Danke für Eure Hilfe 

Grüsse Euer

Schlumpf


----------



## Lim_Dul (19. Dez 2005)

a) Ich kenne keine Klasse namens FTPClient, wo stammt die her?

b) Du solltest deine Klasse mit einem Großbuchstaben anfangen lassen. Insbesondere ist es ungeschickt Die Klasse (ftp) genauso zu nennen wie eine Variable im Code. Ich weiß nicht ob das gut geht - sinnvoll ist es jedenfalls nicht.

Nachtrag: Kompilieren kann das ganze sowieso nicht, was du da schreibst. Fehlermeldungen wären ganz praktisch.
Die Variablen, die du da benutzt, werden nirgendwo definiert. Auch das throws IOException ist Schwachsinn, wenn eh alle Exceptions gecached werden.


----------



## jagdfalke (7. Jan 2006)

Er benutzt edtftpj. Jedenfalls gibts da die Klasse FTPClient.

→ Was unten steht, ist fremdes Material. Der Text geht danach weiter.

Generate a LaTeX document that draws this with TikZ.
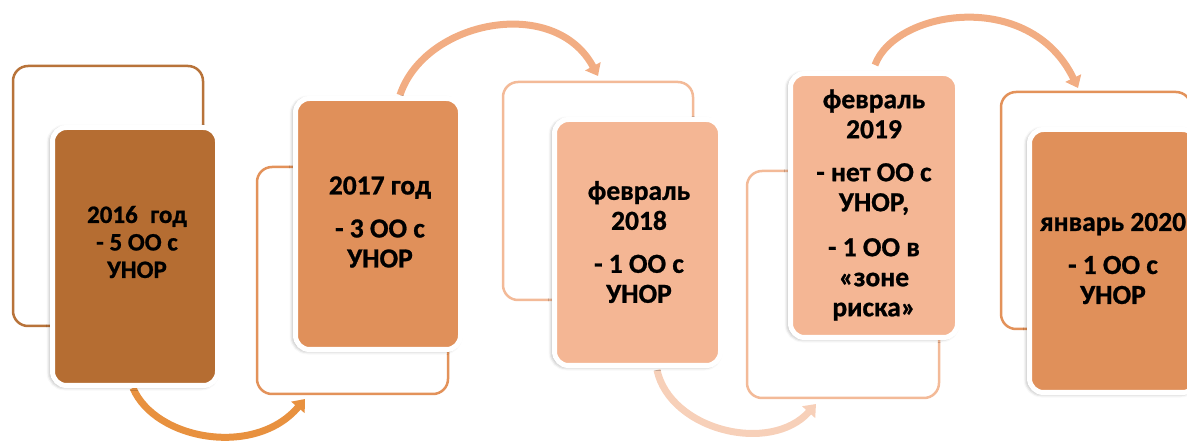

Könnte daran liegen, dass die Methode connect() aus FTPClient keine Argumente erwartet? Schau doch mal in Demo.java rein, da sieht man doch wie das geht.
Was kommt denn als Fehlermeldung???

mfg
jagdfalke


----------



## Campino (7. Jan 2006)

die FTPClient gibt es auch in den apache Dingern dazu...vermutlich gibt's die in etwa allen FTP-für-Java-Packeten...


----------



## jagdfalke (7. Jan 2006)

ok, da könnte was dran sein


----------